Data in this exercise.
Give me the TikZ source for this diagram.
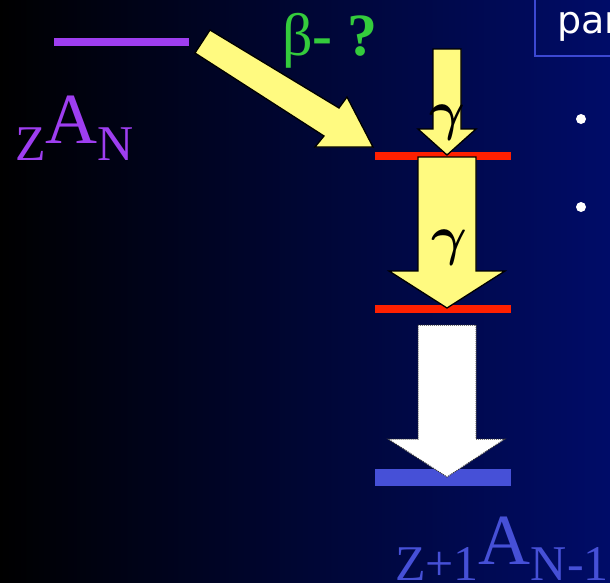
\documentclass[tikz,border=0pt]{standalone}
\usepackage{fontspec}
\setmainfont{Liberation Serif}
\newfontfamily\boxfont{DejaVu Sans}
\definecolor{bgright}{RGB}{0,12,104}
\definecolor{purp}{RGB}{158,62,240}
\definecolor{grn}{RGB}{52,204,60}
\definecolor{yel}{RGB}{255,250,128}
\definecolor{redl}{RGB}{255,32,0}
\definecolor{bluel}{RGB}{70,80,215}
\definecolor{boxblue}{RGB}{60,72,210}
\tikzset{
  blockarrow/.style={fill=yel, draw=black, line width=1.3pt, line join=miter},
  whitearrow/.style={fill=white, draw=black!80, line width=1pt, densely dotted},
  levelbar/.style={rectangle, inner sep=0pt, minimum width=136pt},
  gam/.style={inner sep=0pt},
}
\begin{document}
\begin{tikzpicture}[x=1pt,y=-1pt]
\useasboundingbox (0,0) rectangle (610,582);
\clip (0,0) rectangle (610,582);
\shade[left color=black, right color=bgright] (0,0) rectangle (610,582);

% top-right box
\draw[boxblue, line width=1.6pt] (535,-10) rectangle (640,56);
\node[anchor=base west, inner sep=0pt, text=white, font=\boxfont\fontsize{38}{38}\selectfont] (par) at (557,33) {par};
\fill[white] (581,119) circle (5);
\fill[white] (581,207) circle (5);

% initial level and label
\fill[purp] (54,38) rectangle (189,46);
\node[anchor=base west, inner sep=0pt, text=purp, font=\fontsize{50}{50}\selectfont] (za) at (15,160) {Z\raisebox{17pt}{\fontsize{72}{72}\selectfont A}N};

% beta label
\node[anchor=base west, inner sep=0pt, text=grn, font=\fontsize{60}{60}\selectfont] (beta) at (282,55) {β\textbf{- ?}};

% levels
\node[levelbar, fill=redl, minimum height=8pt] (l1) at (443,156) {};
\node[levelbar, fill=redl, minimum height=8pt] (l2) at (443,309) {};
\node[levelbar, fill=bluel, minimum height=17pt] (l3) at (443,477.5) {};

% diagonal beta arrow
\draw[blockarrow] (210,30) -- (339,108) -- (347,97) -- (373,147) -- (315,147) -- (324,136) -- (195,53) -- cycle;

% gamma arrows
\draw[blockarrow] (433,49) -- (461,49) -- (461,129) -- (476,129) -- (447,155) -- (418,129) -- (433,129) -- cycle;
\draw[blockarrow] (418,157) -- (476,157) -- (476,271) -- (505,271) -- (447,308) -- (389,271) -- (418,271) -- cycle;
\node[gam] (g1) at (447,123) {\scalebox{5.5}{\boldmath$\gamma$}};
\node[gam] (g2) at (449,248) {\scalebox{5.5}{\boldmath$\gamma$}};

% white arrow
\draw[whitearrow] (418,325) -- (476,325) -- (476,439) -- (505,439) -- (447,477) -- (388,439) -- (418,439) -- cycle;

% final label
\node[anchor=base west, inner sep=0pt, text=bluel, font=\fontsize{50}{50}\selectfont] (zb) at (395,580) {Z+1\raisebox{16pt}{\fontsize{72}{72}\selectfont A}N-1};
\end{tikzpicture}
\end{document}
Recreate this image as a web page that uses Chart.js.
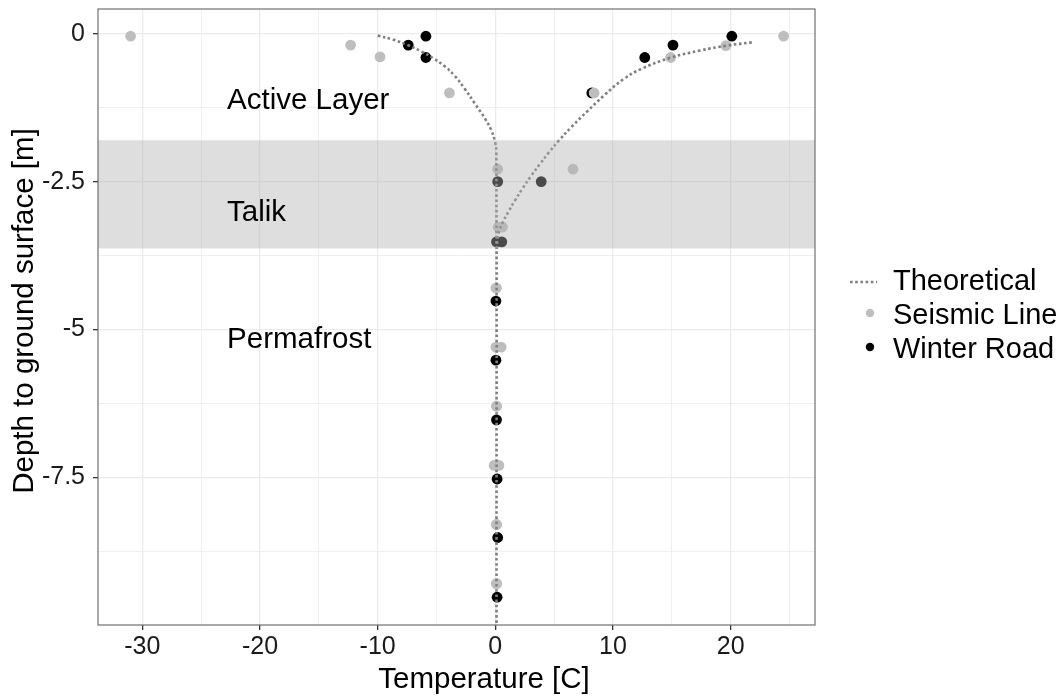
<!DOCTYPE html>
<html>
<head>
<meta charset="utf-8">
<script src="https://cdn.jsdelivr.net/npm/chart.js@4"></script>
<style>
  html, body { margin: 0; padding: 0; background: #fff; }
  #wrap { width: 1063px; height: 698px; position: relative; }
</style>
</head>
<body>
<div id="wrap"><canvas id="profile-chart"></canvas></div>
<script>
// measured temperatures [C] and depths [m]
var seismicTemp  = [-31.0, -12.3, -9.8, -3.9, 0.2, 0.25, 0.05, 0.05, 0.1, -0.1, 0.1, 0.1,
                    24.5, 19.6, 14.9, 8.4, 6.6, 0.6, 0.1, 0.5, 0.1, 0.3, 0.1, 0.1];
var seismicDepth = [-0.04, -0.19, -0.39, -1.0, -2.29, -3.27, -4.3, -5.3, -6.3, -7.3, -8.3, -9.3,
                    -0.04, -0.2, -0.4, -1.0, -2.29, -3.27, -4.3, -5.3, -6.3, -7.3, -8.3, -9.3];
var winterTemp   = [-5.9, -7.4, -5.9, 0.2, 0.1, 0.05, 0.05, 0.1, 0.15, 0.2, 0.15,
                    20.1, 15.1, 12.7, 8.2, 3.9, 0.55];
var winterDepth  = [-0.04, -0.19, -0.4, -2.5, -3.52, -4.52, -5.52, -6.53, -7.53, -8.52, -9.53,
                    -0.04, -0.19, -0.4, -1.0, -2.5, -3.52];

// theoretical profiles
var theoColdTemp  = [-10.0, -8.72, -7.45, -6.26, -5.23, -4.30, -3.45, -2.60, -1.74, -0.89, -0.34, -0.04, 0.085, 0.1];
var theoColdDepth = [-0.03, -0.096, -0.19, -0.30, -0.42, -0.55, -0.71, -0.93, -1.18, -1.43, -1.63, -1.82, -2.0, -10];
var theoWarmTemp  = [21.8, 19.7, 17.4, 14.94, 12.38, 10.85, 9.23, 7.79, 6.47, 5.40, 4.55, 3.79, 3.06, 2.34, 1.66, 1.11, 0.66, 0.34, 0.17, 0.13];
var theoWarmDepth = [-0.144, -0.198, -0.283, -0.401, -0.596, -0.773, -1.044, -1.315, -1.577, -1.805, -2.008, -2.203, -2.398, -2.609, -2.821, -3.01, -3.176, -3.328, -3.489, -3.66];

var talikTop = -1.8;
var talikBottom = -3.63;

var layerNames = ["Active Layer", "Talik", "Permafrost"];
var layerTemp  = [-22.8, -22.8, -22.8];
var layerDepth = [-1.13, -3.02, -5.18];

var xTicks = [-30, -25, -20, -15, -10, -5, 0, 5, 10, 15, 20, 25];
var xLabels = [-30, -20, -10, 0, 10, 20];
var yTicks = [-8.75, -7.5, -6.25, -5, -3.75, -2.5, -1.25, 0];
var yLabels = [0, -2.5, -5, -7.5];

var FONT = '"Liberation Sans", Arial, Helvetica, sans-serif';

function pts(xs, ys) {
  return xs.map(function (v, i) { return { x: v, y: ys[i] }; });
}

var bandAndText = {
  id: 'bandAndText',
  afterDatasetsDraw: function (chart) {
    var ctx = chart.ctx, a = chart.chartArea;
    var x = chart.scales.x, y = chart.scales.y;
    ctx.save();
    ctx.beginPath();
    ctx.rect(a.left, a.top, a.right - a.left, a.bottom - a.top);
    ctx.clip();
    var t = y.getPixelForValue(talikTop), b = y.getPixelForValue(talikBottom);
    ctx.fillStyle = 'rgba(177,177,177,0.42)';
    ctx.fillRect(a.left, t, a.right - a.left, b - t);
    ctx.restore();

    ctx.save();
    ctx.font = '29.5px ' + FONT;
    ctx.fillStyle = '#000';
    ctx.textAlign = 'left';
    ctx.textBaseline = 'middle';
    layerNames.forEach(function (s, i) {
      ctx.fillText(s, x.getPixelForValue(layerTemp[i]), y.getPixelForValue(layerDepth[i]));
    });
    ctx.strokeStyle = '#707070';
    ctx.lineWidth = 1.2;
    ctx.strokeRect(a.left, a.top, a.right - a.left, a.bottom - a.top);
    ctx.restore();
  },
  afterDraw: function (chart) {
    var ctx = chart.ctx;
    ctx.save();
    ctx.fillStyle = '#000';
    ctx.textBaseline = 'middle';
    ctx.textAlign = 'center';
    ctx.font = '29.5px ' + FONT;
    // axis titles
    ctx.fillText('Temperature [C]', 484, 680);
    ctx.save();
    ctx.translate(25, 311);
    ctx.rotate(-Math.PI / 2);
    ctx.fillText('Depth to ground surface [m]', 0, 0);
    ctx.restore();

    // legend
    ctx.textAlign = 'left';
    ctx.font = '29px ' + FONT;
    ctx.strokeStyle = '#7f7f7f';
    ctx.lineWidth = 2.6;
    ctx.setLineDash([2.6, 2.6]);
    ctx.beginPath();
    ctx.moveTo(850, 282);
    ctx.lineTo(877, 282);
    ctx.stroke();
    ctx.setLineDash([]);
    ctx.fillText('Theoretical', 893, 282);
    ctx.fillStyle = '#bebebe';
    ctx.beginPath();
    ctx.arc(870, 313, 4.2, 0, Math.PI * 2);
    ctx.fill();
    ctx.fillStyle = '#000';
    ctx.fillText('Seismic Line', 893, 316);
    ctx.beginPath();
    ctx.arc(870, 347, 4.2, 0, Math.PI * 2);
    ctx.fill();
    ctx.fillText('Winter Road', 893, 350);
    ctx.restore();
  }
};

function isMajor(list, v) {
  return list.some(function (m) { return Math.abs(m - v) < 1e-6; });
}

var lineStyle = {
  showLine: true,
  pointRadius: 0,
  borderColor: '#7f7f7f',
  borderWidth: 2.6,
  borderDash: [2.6, 2.6],
  tension: 0.4,
  order: 0
};

new Chart(document.getElementById('profile-chart'), {
  type: 'scatter',
  data: {
    datasets: [
      Object.assign({ label: 'Theoretical', data: pts(theoColdTemp, theoColdDepth) }, lineStyle),
      Object.assign({ label: 'Theoretical', data: pts(theoWarmTemp, theoWarmDepth) }, lineStyle),
      {
        label: 'Seismic Line',
        data: pts(seismicTemp, seismicDepth),
        backgroundColor: '#bebebe',
        borderWidth: 0,
        pointRadius: 5.4,
        order: 1
      },
      {
        label: 'Winter Road',
        data: pts(winterTemp, winterDepth),
        backgroundColor: '#000',
        borderWidth: 0,
        pointRadius: 5.4,
        order: 2
      }
    ]
  },
  options: {
    responsive: true,
    maintainAspectRatio: false,
    animation: false,
    layout: { padding: { top: 9, right: 248, left: 0, bottom: 0 } },
    plugins: { legend: { display: false }, tooltip: { enabled: false } },
    scales: {
      x: {
        type: 'linear',
        min: -33.77,
        max: 27.17,
        afterBuildTicks: function (s) { s.ticks = xTicks.map(function (v) { return { value: v }; }); },
        afterFit: function (s) { s.height = 73; s.paddingLeft = 0; s.paddingRight = 0; },
        border: { display: false },
        grid: {
          color: '#ebebeb',
          lineWidth: function (c) { return isMajor(xLabels, c.tick.value) ? 1.3 : 0.8; },
          tickLength: 5,
          tickWidth: 1.3,
          tickColor: function (c) { return isMajor(xLabels, c.tick.value) ? '#333' : 'rgba(0,0,0,0)'; }
        },
        ticks: {
          autoSkip: false,
          maxRotation: 0,
          padding: 2,
          color: '#1a1a1a',
          font: { family: FONT, size: 25, lineHeight: 1.2 },
          callback: function (v) { return isMajor(xLabels, v) ? String(v) : ''; }
        }
      },
      y: {
        type: 'linear',
        min: -10.0,
        max: 0.42,
        afterBuildTicks: function (s) { s.ticks = yTicks.map(function (v) { return { value: v }; }); },
        afterFit: function (s) { s.width = 98; s.paddingTop = 0; s.paddingBottom = 0; },
        border: { display: false },
        grid: {
          color: '#ebebeb',
          lineWidth: function (c) { return isMajor(yLabels, c.tick.value) ? 1.3 : 0.8; },
          tickLength: 5,
          tickWidth: 1.3,
          tickColor: function (c) { return isMajor(yLabels, c.tick.value) ? '#333' : 'rgba(0,0,0,0)'; }
        },
        ticks: {
          autoSkip: false,
          padding: 8,
          color: '#1a1a1a',
          font: { family: FONT, size: 25, lineHeight: 1.2 },
          callback: function (v) { return isMajor(yLabels, v) ? String(v) : ''; }
        }
      }
    }
  },
  plugins: [bandAndText]
});
</script>
</body>
</html>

Instructions for the task. Only the lines from the start of the records to the one containing "(g2) at (449,248)" should be repeated, exactly and with both ends kept; drop any pictures.

Complete response.
Give me the TikZ source for this diagram.
\documentclass[tikz,border=0pt]{standalone}
\usepackage{fontspec}
\setmainfont{Liberation Serif}
\newfontfamily\boxfont{DejaVu Sans}
\definecolor{bgright}{RGB}{0,12,104}
\definecolor{purp}{RGB}{158,62,240}
\definecolor{grn}{RGB}{52,204,60}
\definecolor{yel}{RGB}{255,250,128}
\definecolor{redl}{RGB}{255,32,0}
\definecolor{bluel}{RGB}{70,80,215}
\definecolor{boxblue}{RGB}{60,72,210}
\tikzset{
  blockarrow/.style={fill=yel, draw=black, line width=1.3pt, line join=miter},
  whitearrow/.style={fill=white, draw=black!80, line width=1pt, densely dotted},
  levelbar/.style={rectangle, inner sep=0pt, minimum width=136pt},
  gam/.style={inner sep=0pt},
}
\begin{document}
\begin{tikzpicture}[x=1pt,y=-1pt]
\useasboundingbox (0,0) rectangle (610,582);
\clip (0,0) rectangle (610,582);
\shade[left color=black, right color=bgright] (0,0) rectangle (610,582);

% top-right box
\draw[boxblue, line width=1.6pt] (535,-10) rectangle (640,56);
\node[anchor=base west, inner sep=0pt, text=white, font=\boxfont\fontsize{38}{38}\selectfont] (par) at (557,33) {par};
\fill[white] (581,119) circle (5);
\fill[white] (581,207) circle (5);

% initial level and label
\fill[purp] (54,38) rectangle (189,46);
\node[anchor=base west, inner sep=0pt, text=purp, font=\fontsize{50}{50}\selectfont] (za) at (15,160) {Z\raisebox{17pt}{\fontsize{72}{72}\selectfont A}N};

% beta label
\node[anchor=base west, inner sep=0pt, text=grn, font=\fontsize{60}{60}\selectfont] (beta) at (282,55) {β\textbf{- ?}};

% levels
\node[levelbar, fill=redl, minimum height=8pt] (l1) at (443,156) {};
\node[levelbar, fill=redl, minimum height=8pt] (l2) at (443,309) {};
\node[levelbar, fill=bluel, minimum height=17pt] (l3) at (443,477.5) {};

% diagonal beta arrow
\draw[blockarrow] (210,30) -- (339,108) -- (347,97) -- (373,147) -- (315,147) -- (324,136) -- (195,53) -- cycle;

% gamma arrows
\draw[blockarrow] (433,49) -- (461,49) -- (461,129) -- (476,129) -- (447,155) -- (418,129) -- (433,129) -- cycle;
\draw[blockarrow] (418,157) -- (476,157) -- (476,271) -- (505,271) -- (447,308) -- (389,271) -- (418,271) -- cycle;
\node[gam] (g1) at (447,123) {\scalebox{5.5}{\boldmath$\gamma$}};
\node[gam] (g2) at (449,248) {\scalebox{5.5}{\boldmath$\gamma$}};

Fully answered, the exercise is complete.